Dataset extract:
━━━━━━━━━━━━━━━━

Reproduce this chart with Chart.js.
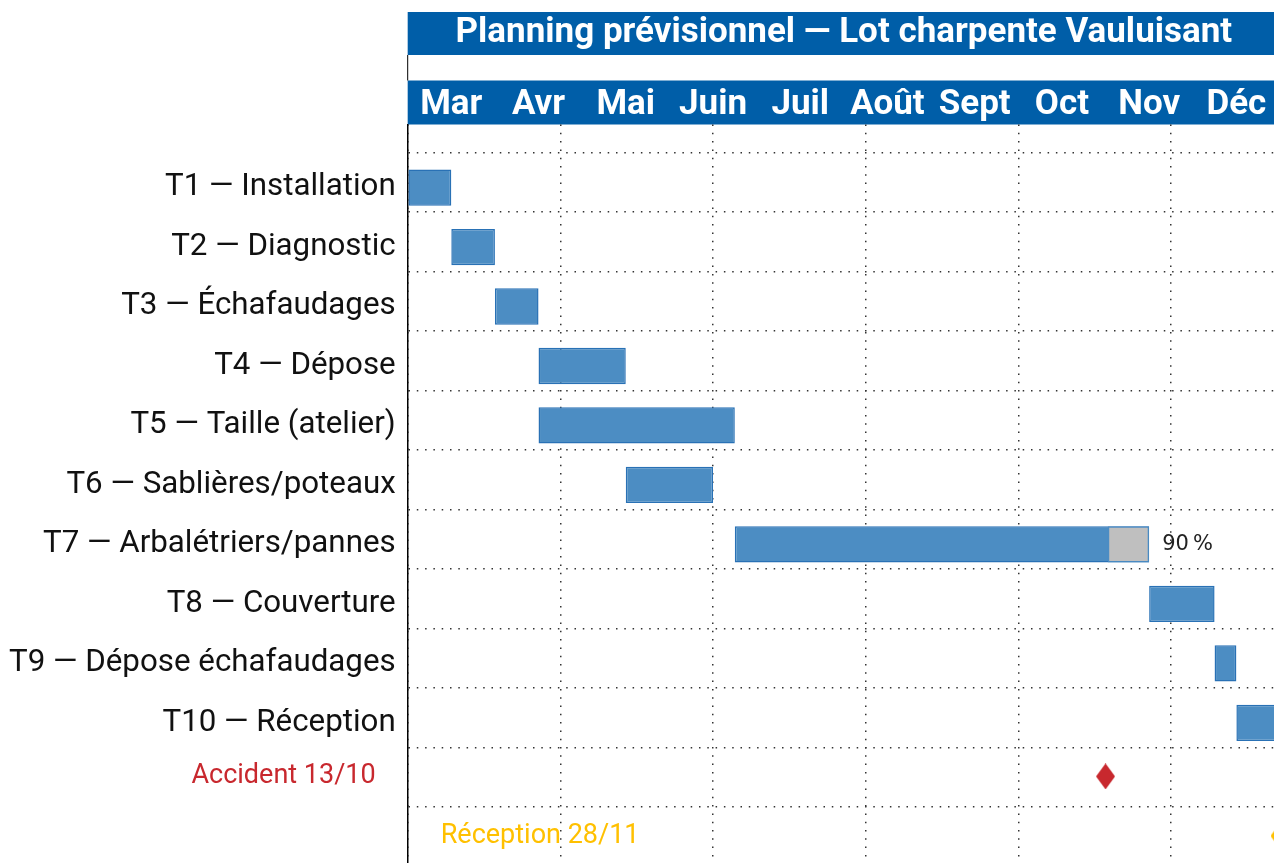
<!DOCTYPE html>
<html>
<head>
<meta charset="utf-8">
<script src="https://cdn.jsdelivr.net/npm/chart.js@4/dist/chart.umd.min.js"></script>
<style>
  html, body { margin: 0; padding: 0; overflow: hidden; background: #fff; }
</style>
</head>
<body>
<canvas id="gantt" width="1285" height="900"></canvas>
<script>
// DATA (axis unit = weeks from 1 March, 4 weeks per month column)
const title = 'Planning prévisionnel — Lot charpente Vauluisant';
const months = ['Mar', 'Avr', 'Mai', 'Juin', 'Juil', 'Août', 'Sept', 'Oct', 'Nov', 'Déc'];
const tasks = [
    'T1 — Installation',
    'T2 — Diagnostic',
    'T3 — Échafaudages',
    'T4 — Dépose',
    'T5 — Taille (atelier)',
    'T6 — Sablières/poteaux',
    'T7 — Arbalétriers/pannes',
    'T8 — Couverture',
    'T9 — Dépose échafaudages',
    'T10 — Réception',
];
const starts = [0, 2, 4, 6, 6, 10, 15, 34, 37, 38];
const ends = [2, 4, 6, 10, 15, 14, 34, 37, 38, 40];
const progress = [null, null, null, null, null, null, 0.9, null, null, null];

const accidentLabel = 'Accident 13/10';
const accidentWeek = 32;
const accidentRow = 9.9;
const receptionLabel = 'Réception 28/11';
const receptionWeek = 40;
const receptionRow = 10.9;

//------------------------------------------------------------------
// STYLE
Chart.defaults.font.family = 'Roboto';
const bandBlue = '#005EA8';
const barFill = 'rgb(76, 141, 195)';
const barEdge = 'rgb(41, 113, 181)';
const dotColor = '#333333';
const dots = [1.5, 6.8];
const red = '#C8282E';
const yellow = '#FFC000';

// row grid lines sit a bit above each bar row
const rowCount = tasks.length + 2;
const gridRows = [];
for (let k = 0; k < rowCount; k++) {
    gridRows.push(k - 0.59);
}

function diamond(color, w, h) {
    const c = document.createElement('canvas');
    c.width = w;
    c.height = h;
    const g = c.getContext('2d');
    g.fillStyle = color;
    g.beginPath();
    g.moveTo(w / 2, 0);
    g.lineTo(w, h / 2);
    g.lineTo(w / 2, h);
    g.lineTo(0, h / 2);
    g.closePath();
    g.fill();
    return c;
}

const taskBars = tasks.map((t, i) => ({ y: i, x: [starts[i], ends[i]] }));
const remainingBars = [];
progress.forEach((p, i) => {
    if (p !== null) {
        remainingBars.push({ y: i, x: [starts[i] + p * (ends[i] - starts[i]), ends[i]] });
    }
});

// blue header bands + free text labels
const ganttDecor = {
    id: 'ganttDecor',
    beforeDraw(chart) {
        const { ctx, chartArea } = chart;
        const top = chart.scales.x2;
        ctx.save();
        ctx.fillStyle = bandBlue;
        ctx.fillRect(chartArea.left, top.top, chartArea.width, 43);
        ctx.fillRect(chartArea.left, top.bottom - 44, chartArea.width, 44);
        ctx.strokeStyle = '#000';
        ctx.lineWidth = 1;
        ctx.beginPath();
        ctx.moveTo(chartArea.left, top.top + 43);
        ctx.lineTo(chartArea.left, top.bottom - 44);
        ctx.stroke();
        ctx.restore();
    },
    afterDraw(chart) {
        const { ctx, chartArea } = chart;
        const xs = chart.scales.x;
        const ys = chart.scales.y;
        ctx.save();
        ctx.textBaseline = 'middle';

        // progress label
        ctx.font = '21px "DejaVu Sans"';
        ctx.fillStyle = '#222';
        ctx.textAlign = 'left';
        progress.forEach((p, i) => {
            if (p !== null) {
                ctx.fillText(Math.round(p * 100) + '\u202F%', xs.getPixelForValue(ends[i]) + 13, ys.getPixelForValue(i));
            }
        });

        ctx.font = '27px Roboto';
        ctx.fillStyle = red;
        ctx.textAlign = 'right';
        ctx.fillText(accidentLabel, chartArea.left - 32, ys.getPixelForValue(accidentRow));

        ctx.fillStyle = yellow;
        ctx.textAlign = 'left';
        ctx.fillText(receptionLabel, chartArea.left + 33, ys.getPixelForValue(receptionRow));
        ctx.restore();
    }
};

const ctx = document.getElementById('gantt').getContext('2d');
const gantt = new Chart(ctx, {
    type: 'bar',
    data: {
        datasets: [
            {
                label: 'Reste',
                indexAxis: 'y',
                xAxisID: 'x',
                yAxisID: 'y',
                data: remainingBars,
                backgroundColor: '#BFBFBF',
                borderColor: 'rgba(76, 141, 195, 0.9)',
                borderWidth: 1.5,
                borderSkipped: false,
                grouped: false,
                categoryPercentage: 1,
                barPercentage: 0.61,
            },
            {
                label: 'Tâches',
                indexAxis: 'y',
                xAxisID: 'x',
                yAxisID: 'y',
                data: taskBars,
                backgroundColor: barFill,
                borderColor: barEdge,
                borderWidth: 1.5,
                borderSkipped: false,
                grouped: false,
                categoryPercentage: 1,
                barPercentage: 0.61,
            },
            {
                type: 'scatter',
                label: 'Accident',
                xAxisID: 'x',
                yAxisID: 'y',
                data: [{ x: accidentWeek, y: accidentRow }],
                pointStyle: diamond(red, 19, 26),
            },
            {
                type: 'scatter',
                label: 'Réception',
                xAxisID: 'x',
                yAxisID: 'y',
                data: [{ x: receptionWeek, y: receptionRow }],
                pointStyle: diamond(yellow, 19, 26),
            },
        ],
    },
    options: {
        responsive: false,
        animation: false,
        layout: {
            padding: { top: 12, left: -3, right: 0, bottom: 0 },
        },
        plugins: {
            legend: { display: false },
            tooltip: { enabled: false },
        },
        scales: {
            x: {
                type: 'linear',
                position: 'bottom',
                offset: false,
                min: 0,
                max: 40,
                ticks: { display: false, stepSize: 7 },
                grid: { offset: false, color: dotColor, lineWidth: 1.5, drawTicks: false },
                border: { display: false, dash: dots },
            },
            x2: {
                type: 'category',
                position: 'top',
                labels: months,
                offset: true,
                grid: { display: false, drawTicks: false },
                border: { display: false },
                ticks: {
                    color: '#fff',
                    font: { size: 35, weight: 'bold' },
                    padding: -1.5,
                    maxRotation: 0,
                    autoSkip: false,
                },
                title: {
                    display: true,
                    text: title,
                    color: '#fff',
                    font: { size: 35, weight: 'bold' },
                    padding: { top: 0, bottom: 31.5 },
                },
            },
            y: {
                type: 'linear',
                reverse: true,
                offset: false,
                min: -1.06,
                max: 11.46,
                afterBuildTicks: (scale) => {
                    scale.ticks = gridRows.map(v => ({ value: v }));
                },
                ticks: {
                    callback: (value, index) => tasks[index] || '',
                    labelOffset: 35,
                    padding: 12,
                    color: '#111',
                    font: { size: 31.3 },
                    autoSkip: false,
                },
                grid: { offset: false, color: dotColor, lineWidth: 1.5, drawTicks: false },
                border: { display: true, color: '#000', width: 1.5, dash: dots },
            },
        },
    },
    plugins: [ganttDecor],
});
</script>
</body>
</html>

━━━━━━━━━━━━━━━━

Repeat the data exactly in full, omitting its pictures.

Solution:
Reproduce this chart with Chart.js.
<!DOCTYPE html>
<html>
<head>
<meta charset="utf-8">
<script src="https://cdn.jsdelivr.net/npm/chart.js@4/dist/chart.umd.min.js"></script>
<style>
  html, body { margin: 0; padding: 0; overflow: hidden; background: #fff; }
</style>
</head>
<body>
<canvas id="gantt" width="1285" height="900"></canvas>
<script>
// DATA (axis unit = weeks from 1 March, 4 weeks per month column)
const title = 'Planning prévisionnel — Lot charpente Vauluisant';
const months = ['Mar', 'Avr', 'Mai', 'Juin', 'Juil', 'Août', 'Sept', 'Oct', 'Nov', 'Déc'];
const tasks = [
    'T1 — Installation',
    'T2 — Diagnostic',
    'T3 — Échafaudages',
    'T4 — Dépose',
    'T5 — Taille (atelier)',
    'T6 — Sablières/poteaux',
    'T7 — Arbalétriers/pannes',
    'T8 — Couverture',
    'T9 — Dépose échafaudages',
    'T10 — Réception',
];
const starts = [0, 2, 4, 6, 6, 10, 15, 34, 37, 38];
const ends = [2, 4, 6, 10, 15, 14, 34, 37, 38, 40];
const progress = [null, null, null, null, null, null, 0.9, null, null, null];

const accidentLabel = 'Accident 13/10';
const accidentWeek = 32;
const accidentRow = 9.9;
const receptionLabel = 'Réception 28/11';
const receptionWeek = 40;
const receptionRow = 10.9;

//------------------------------------------------------------------
// STYLE
Chart.defaults.font.family = 'Roboto';
const bandBlue = '#005EA8';
const barFill = 'rgb(76, 141, 195)';
const barEdge = 'rgb(41, 113, 181)';
const dotColor = '#333333';
const dots = [1.5, 6.8];
const red = '#C8282E';
const yellow = '#FFC000';

// row grid lines sit a bit above each bar row
const rowCount = tasks.length + 2;
const gridRows = [];
for (let k = 0; k < rowCount; k++) {
    gridRows.push(k - 0.59);
}

function diamond(color, w, h) {
    const c = document.createElement('canvas');
    c.width = w;
    c.height = h;
    const g = c.getContext('2d');
    g.fillStyle = color;
    g.beginPath();
    g.moveTo(w / 2, 0);
    g.lineTo(w, h / 2);
    g.lineTo(w / 2, h);
    g.lineTo(0, h / 2);
    g.closePath();
    g.fill();
    return c;
}

const taskBars = tasks.map((t, i) => ({ y: i, x: [starts[i], ends[i]] }));
const remainingBars = [];
progress.forEach((p, i) => {
    if (p !== null) {
        remainingBars.push({ y: i, x: [starts[i] + p * (ends[i] - starts[i]), ends[i]] });
    }
});

// blue header bands + free text labels
const ganttDecor = {
    id: 'ganttDecor',
    beforeDraw(chart) {
        const { ctx, chartArea } = chart;
        const top = chart.scales.x2;
        ctx.save();
        ctx.fillStyle = bandBlue;
        ctx.fillRect(chartArea.left, top.top, chartArea.width, 43);
        ctx.fillRect(chartArea.left, top.bottom - 44, chartArea.width, 44);
        ctx.strokeStyle = '#000';
        ctx.lineWidth = 1;
        ctx.beginPath();
        ctx.moveTo(chartArea.left, top.top + 43);
        ctx.lineTo(chartArea.left, top.bottom - 44);
        ctx.stroke();
        ctx.restore();
    },
    afterDraw(chart) {
        const { ctx, chartArea } = chart;
        const xs = chart.scales.x;
        const ys = chart.scales.y;
        ctx.save();
        ctx.textBaseline = 'middle';

        // progress label
        ctx.font = '21px "DejaVu Sans"';
        ctx.fillStyle = '#222';
        ctx.textAlign = 'left';
        progress.forEach((p, i) => {
            if (p !== null) {
                ctx.fillText(Math.round(p * 100) + '\u202F%', xs.getPixelForValue(ends[i]) + 13, ys.getPixelForValue(i));
            }
        });

        ctx.font = '27px Roboto';
        ctx.fillStyle = red;
        ctx.textAlign = 'right';
        ctx.fillText(accidentLabel, chartArea.left - 32, ys.getPixelForValue(accidentRow));

        ctx.fillStyle = yellow;
        ctx.textAlign = 'left';
        ctx.fillText(receptionLabel, chartArea.left + 33, ys.getPixelForValue(receptionRow));
        ctx.restore();
    }
};

const ctx = document.getElementById('gantt').getContext('2d');
const gantt = new Chart(ctx, {
    type: 'bar',
    data: {
        datasets: [
            {
                label: 'Reste',
                indexAxis: 'y',
                xAxisID: 'x',
                yAxisID: 'y',
                data: remainingBars,
                backgroundColor: '#BFBFBF',
                borderColor: 'rgba(76, 141, 195, 0.9)',
                borderWidth: 1.5,
                borderSkipped: false,
                grouped: false,
                categoryPercentage: 1,
                barPercentage: 0.61,
            },
            {
                label: 'Tâches',
                indexAxis: 'y',
                xAxisID: 'x',
                yAxisID: 'y',
                data: taskBars,
                backgroundColor: barFill,
                borderColor: barEdge,
                borderWidth: 1.5,
                borderSkipped: false,
                grouped: false,
                categoryPercentage: 1,
                barPercentage: 0.61,
            },
            {
                type: 'scatter',
                label: 'Accident',
                xAxisID: 'x',
                yAxisID: 'y',
                data: [{ x: accidentWeek, y: accidentRow }],
                pointStyle: diamond(red, 19, 26),
            },
            {
                type: 'scatter',
                label: 'Réception',
                xAxisID: 'x',
                yAxisID: 'y',
                data: [{ x: receptionWeek, y: receptionRow }],
                pointStyle: diamond(yellow, 19, 26),
            },
        ],
    },
    options: {
        responsive: false,
        animation: false,
        layout: {
            padding: { top: 12, left: -3, right: 0, bottom: 0 },
        },
        plugins: {
            legend: { display: false },
            tooltip: { enabled: false },
        },
        scales: {
            x: {
                type: 'linear',
                position: 'bottom',
                offset: false,
                min: 0,
                max: 40,
                ticks: { display: false, stepSize: 7 },
                grid: { offset: false, color: dotColor, lineWidth: 1.5, drawTicks: false },
                border: { display: false, dash: dots },
            },
            x2: {
                type: 'category',
                position: 'top',
                labels: months,
                offset: true,
                grid: { display: false, drawTicks: false },
                border: { display: false },
                ticks: {
                    color: '#fff',
                    font: { size: 35, weight: 'bold' },
                    padding: -1.5,
                    maxRotation: 0,
                    autoSkip: false,
                },
                title: {
                    display: true,
                    text: title,
                    color: '#fff',
                    font: { size: 35, weight: 'bold' },
                    padding: { top: 0, bottom: 31.5 },
                },
            },
            y: {
                type: 'linear',
                reverse: true,
                offset: false,
                min: -1.06,
                max: 11.46,
                afterBuildTicks: (scale) => {
                    scale.ticks = gridRows.map(v => ({ value: v }));
                },
                ticks: {
                    callback: (value, index) => tasks[index] || '',
                    labelOffset: 35,
                    padding: 12,
                    color: '#111',
                    font: { size: 31.3 },
                    autoSkip: false,
                },
                grid: { offset: false, color: dotColor, lineWidth: 1.5, drawTicks: false },
                border: { display: true, color: '#000', width: 1.5, dash: dots },
            },
        },
    },
    plugins: [ganttDecor],
});
</script>
</body>
</html>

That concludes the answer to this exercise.